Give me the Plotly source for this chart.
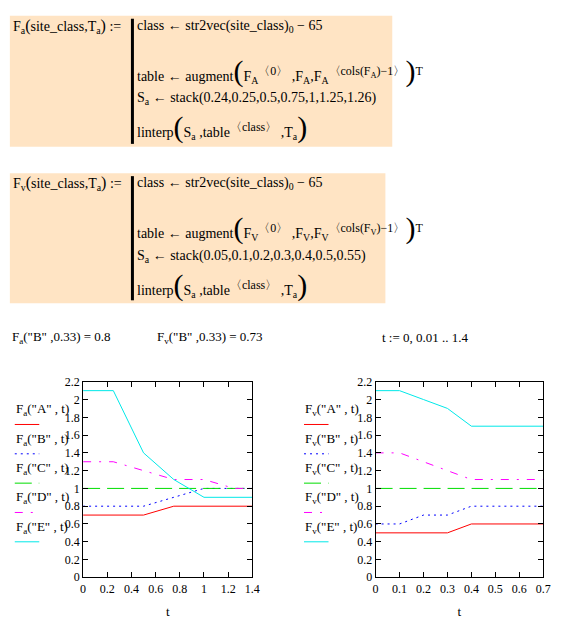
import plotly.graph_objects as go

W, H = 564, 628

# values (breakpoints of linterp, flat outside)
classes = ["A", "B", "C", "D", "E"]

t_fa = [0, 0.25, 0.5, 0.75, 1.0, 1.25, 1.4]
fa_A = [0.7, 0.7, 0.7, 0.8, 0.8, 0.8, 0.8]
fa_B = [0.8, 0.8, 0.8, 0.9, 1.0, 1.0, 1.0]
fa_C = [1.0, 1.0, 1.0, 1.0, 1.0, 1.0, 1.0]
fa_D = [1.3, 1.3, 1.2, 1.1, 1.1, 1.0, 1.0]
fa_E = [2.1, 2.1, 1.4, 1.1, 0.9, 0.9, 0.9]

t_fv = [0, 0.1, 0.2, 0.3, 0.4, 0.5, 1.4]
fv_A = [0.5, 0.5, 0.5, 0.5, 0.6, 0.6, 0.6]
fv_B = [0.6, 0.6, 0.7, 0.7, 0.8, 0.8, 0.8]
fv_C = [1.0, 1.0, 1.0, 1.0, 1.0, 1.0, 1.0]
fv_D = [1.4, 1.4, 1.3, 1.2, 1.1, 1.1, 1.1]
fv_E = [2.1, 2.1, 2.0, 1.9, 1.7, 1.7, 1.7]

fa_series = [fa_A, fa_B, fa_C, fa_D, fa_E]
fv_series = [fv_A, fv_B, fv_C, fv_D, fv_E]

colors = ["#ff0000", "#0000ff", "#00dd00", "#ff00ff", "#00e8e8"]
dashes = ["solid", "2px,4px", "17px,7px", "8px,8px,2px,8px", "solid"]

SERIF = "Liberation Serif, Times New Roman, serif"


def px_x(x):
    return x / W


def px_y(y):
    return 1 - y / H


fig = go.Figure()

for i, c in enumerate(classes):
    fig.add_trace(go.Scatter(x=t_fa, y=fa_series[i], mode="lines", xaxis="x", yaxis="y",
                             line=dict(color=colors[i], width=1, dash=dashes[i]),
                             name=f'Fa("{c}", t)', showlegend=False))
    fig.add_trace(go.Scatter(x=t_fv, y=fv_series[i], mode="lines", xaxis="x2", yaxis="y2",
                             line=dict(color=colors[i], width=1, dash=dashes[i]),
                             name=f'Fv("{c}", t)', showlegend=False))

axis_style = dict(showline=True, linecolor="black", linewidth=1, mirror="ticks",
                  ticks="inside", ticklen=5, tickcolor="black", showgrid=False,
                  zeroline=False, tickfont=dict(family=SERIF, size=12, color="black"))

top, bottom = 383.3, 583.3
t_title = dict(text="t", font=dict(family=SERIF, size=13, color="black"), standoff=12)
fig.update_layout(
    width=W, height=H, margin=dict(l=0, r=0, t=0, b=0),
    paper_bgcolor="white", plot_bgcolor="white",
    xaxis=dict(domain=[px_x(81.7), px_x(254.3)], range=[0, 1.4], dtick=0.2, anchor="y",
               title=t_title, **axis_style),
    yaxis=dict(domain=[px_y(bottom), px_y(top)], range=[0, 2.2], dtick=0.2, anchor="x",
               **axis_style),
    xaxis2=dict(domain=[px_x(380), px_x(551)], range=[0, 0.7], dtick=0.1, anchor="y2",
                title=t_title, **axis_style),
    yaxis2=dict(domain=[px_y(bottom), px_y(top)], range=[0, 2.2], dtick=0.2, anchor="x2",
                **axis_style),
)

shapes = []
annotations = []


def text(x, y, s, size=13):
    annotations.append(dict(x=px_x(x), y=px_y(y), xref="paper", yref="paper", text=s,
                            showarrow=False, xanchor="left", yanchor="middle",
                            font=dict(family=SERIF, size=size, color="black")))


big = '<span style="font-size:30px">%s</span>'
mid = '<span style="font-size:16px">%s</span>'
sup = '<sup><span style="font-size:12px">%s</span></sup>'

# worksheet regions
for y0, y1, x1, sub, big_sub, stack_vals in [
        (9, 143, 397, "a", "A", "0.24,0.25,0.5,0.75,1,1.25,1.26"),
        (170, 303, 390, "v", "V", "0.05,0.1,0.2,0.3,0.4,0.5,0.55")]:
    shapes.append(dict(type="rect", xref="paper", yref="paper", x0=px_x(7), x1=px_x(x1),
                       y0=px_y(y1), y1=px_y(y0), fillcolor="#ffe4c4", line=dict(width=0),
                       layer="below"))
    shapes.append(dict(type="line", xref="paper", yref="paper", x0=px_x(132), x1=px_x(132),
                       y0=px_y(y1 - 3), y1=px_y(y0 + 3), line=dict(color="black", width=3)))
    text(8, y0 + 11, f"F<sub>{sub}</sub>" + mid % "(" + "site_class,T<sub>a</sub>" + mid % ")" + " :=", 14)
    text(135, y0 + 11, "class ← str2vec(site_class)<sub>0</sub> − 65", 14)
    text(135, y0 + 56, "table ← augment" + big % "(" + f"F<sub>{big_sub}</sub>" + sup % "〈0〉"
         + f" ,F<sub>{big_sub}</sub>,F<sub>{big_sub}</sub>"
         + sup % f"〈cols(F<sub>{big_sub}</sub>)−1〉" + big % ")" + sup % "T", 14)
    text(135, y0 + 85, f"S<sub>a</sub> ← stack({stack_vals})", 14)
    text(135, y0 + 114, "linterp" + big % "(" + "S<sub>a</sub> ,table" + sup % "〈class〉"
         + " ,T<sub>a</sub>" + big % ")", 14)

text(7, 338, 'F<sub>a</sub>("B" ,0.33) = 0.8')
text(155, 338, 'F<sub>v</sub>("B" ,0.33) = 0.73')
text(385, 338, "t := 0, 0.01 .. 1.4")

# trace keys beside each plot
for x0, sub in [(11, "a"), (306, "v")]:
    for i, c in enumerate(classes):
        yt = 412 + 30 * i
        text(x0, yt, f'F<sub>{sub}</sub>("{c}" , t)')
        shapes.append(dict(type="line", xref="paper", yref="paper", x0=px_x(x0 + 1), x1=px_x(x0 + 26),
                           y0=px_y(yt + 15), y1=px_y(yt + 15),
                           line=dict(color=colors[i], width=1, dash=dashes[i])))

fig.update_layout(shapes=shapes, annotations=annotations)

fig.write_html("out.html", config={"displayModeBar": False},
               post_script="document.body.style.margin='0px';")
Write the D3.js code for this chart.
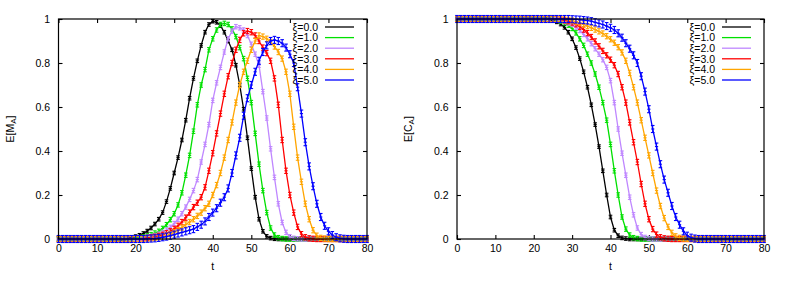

══════════════════════════════

Task requirements - Make an exact copy of the listing above. Do not include the pictures.

Output -
Give me the Plotly source for this chart.
import plotly.graph_objects as go

W, H = 564, 628

# values (breakpoints of linterp, flat outside)
classes = ["A", "B", "C", "D", "E"]

t_fa = [0, 0.25, 0.5, 0.75, 1.0, 1.25, 1.4]
fa_A = [0.7, 0.7, 0.7, 0.8, 0.8, 0.8, 0.8]
fa_B = [0.8, 0.8, 0.8, 0.9, 1.0, 1.0, 1.0]
fa_C = [1.0, 1.0, 1.0, 1.0, 1.0, 1.0, 1.0]
fa_D = [1.3, 1.3, 1.2, 1.1, 1.1, 1.0, 1.0]
fa_E = [2.1, 2.1, 1.4, 1.1, 0.9, 0.9, 0.9]

t_fv = [0, 0.1, 0.2, 0.3, 0.4, 0.5, 1.4]
fv_A = [0.5, 0.5, 0.5, 0.5, 0.6, 0.6, 0.6]
fv_B = [0.6, 0.6, 0.7, 0.7, 0.8, 0.8, 0.8]
fv_C = [1.0, 1.0, 1.0, 1.0, 1.0, 1.0, 1.0]
fv_D = [1.4, 1.4, 1.3, 1.2, 1.1, 1.1, 1.1]
fv_E = [2.1, 2.1, 2.0, 1.9, 1.7, 1.7, 1.7]

fa_series = [fa_A, fa_B, fa_C, fa_D, fa_E]
fv_series = [fv_A, fv_B, fv_C, fv_D, fv_E]

colors = ["#ff0000", "#0000ff", "#00dd00", "#ff00ff", "#00e8e8"]
dashes = ["solid", "2px,4px", "17px,7px", "8px,8px,2px,8px", "solid"]

SERIF = "Liberation Serif, Times New Roman, serif"


def px_x(x):
    return x / W


def px_y(y):
    return 1 - y / H


fig = go.Figure()

for i, c in enumerate(classes):
    fig.add_trace(go.Scatter(x=t_fa, y=fa_series[i], mode="lines", xaxis="x", yaxis="y",
                             line=dict(color=colors[i], width=1, dash=dashes[i]),
                             name=f'Fa("{c}", t)', showlegend=False))
    fig.add_trace(go.Scatter(x=t_fv, y=fv_series[i], mode="lines", xaxis="x2", yaxis="y2",
                             line=dict(color=colors[i], width=1, dash=dashes[i]),
                             name=f'Fv("{c}", t)', showlegend=False))

axis_style = dict(showline=True, linecolor="black", linewidth=1, mirror="ticks",
                  ticks="inside", ticklen=5, tickcolor="black", showgrid=False,
                  zeroline=False, tickfont=dict(family=SERIF, size=12, color="black"))

top, bottom = 383.3, 583.3
t_title = dict(text="t", font=dict(family=SERIF, size=13, color="black"), standoff=12)
fig.update_layout(
    width=W, height=H, margin=dict(l=0, r=0, t=0, b=0),
    paper_bgcolor="white", plot_bgcolor="white",
    xaxis=dict(domain=[px_x(81.7), px_x(254.3)], range=[0, 1.4], dtick=0.2, anchor="y",
               title=t_title, **axis_style),
    yaxis=dict(domain=[px_y(bottom), px_y(top)], range=[0, 2.2], dtick=0.2, anchor="x",
               **axis_style),
    xaxis2=dict(domain=[px_x(380), px_x(551)], range=[0, 0.7], dtick=0.1, anchor="y2",
                title=t_title, **axis_style),
    yaxis2=dict(domain=[px_y(bottom), px_y(top)], range=[0, 2.2], dtick=0.2, anchor="x2",
                **axis_style),
)

shapes = []
annotations = []


def text(x, y, s, size=13):
    annotations.append(dict(x=px_x(x), y=px_y(y), xref="paper", yref="paper", text=s,
                            showarrow=False, xanchor="left", yanchor="middle",
                            font=dict(family=SERIF, size=size, color="black")))


big = '<span style="font-size:30px">%s</span>'
mid = '<span style="font-size:16px">%s</span>'
sup = '<sup><span style="font-size:12px">%s</span></sup>'

# worksheet regions
for y0, y1, x1, sub, big_sub, stack_vals in [
        (9, 143, 397, "a", "A", "0.24,0.25,0.5,0.75,1,1.25,1.26"),
        (170, 303, 390, "v", "V", "0.05,0.1,0.2,0.3,0.4,0.5,0.55")]:
    shapes.append(dict(type="rect", xref="paper", yref="paper", x0=px_x(7), x1=px_x(x1),
                       y0=px_y(y1), y1=px_y(y0), fillcolor="#ffe4c4", line=dict(width=0),
                       layer="below"))
    shapes.append(dict(type="line", xref="paper", yref="paper", x0=px_x(132), x1=px_x(132),
                       y0=px_y(y1 - 3), y1=px_y(y0 + 3), line=dict(color="black", width=3)))
    text(8, y0 + 11, f"F<sub>{sub}</sub>" + mid % "(" + "site_class,T<sub>a</sub>" + mid % ")" + " :=", 14)
    text(135, y0 + 11, "class ← str2vec(site_class)<sub>0</sub> − 65", 14)
    text(135, y0 + 56, "table ← augment" + big % "(" + f"F<sub>{big_sub}</sub>" + sup % "〈0〉"
         + f" ,F<sub>{big_sub}</sub>,F<sub>{big_sub}</sub>"
         + sup % f"〈cols(F<sub>{big_sub}</sub>)−1〉" + big % ")" + sup % "T", 14)
    text(135, y0 + 85, f"S<sub>a</sub> ← stack({stack_vals})", 14)
    text(135, y0 + 114, "linterp" + big % "(" + "S<sub>a</sub> ,table" + sup % "〈class〉"
         + " ,T<sub>a</sub>" + big % ")", 14)

text(7, 338, 'F<sub>a</sub>("B" ,0.33) = 0.8')
text(155, 338, 'F<sub>v</sub>("B" ,0.33) = 0.73')
text(385, 338, "t := 0, 0.01 .. 1.4")

# trace keys beside each plot
for x0, sub in [(11, "a"), (306, "v")]:
    for i, c in enumerate(classes):
        yt = 412 + 30 * i
        text(x0, yt, f'F<sub>{sub}</sub>("{c}" , t)')
        shapes.append(dict(type="line", xref="paper", yref="paper", x0=px_x(x0 + 1), x1=px_x(x0 + 26),
                           y0=px_y(yt + 15), y1=px_y(yt + 15),
                           line=dict(color=colors[i], width=1, dash=dashes[i])))

fig.update_layout(shapes=shapes, annotations=annotations)

fig.write_html("out.html", config={"displayModeBar": False},
               post_script="document.body.style.margin='0px';")
Write the D3.js code for this chart.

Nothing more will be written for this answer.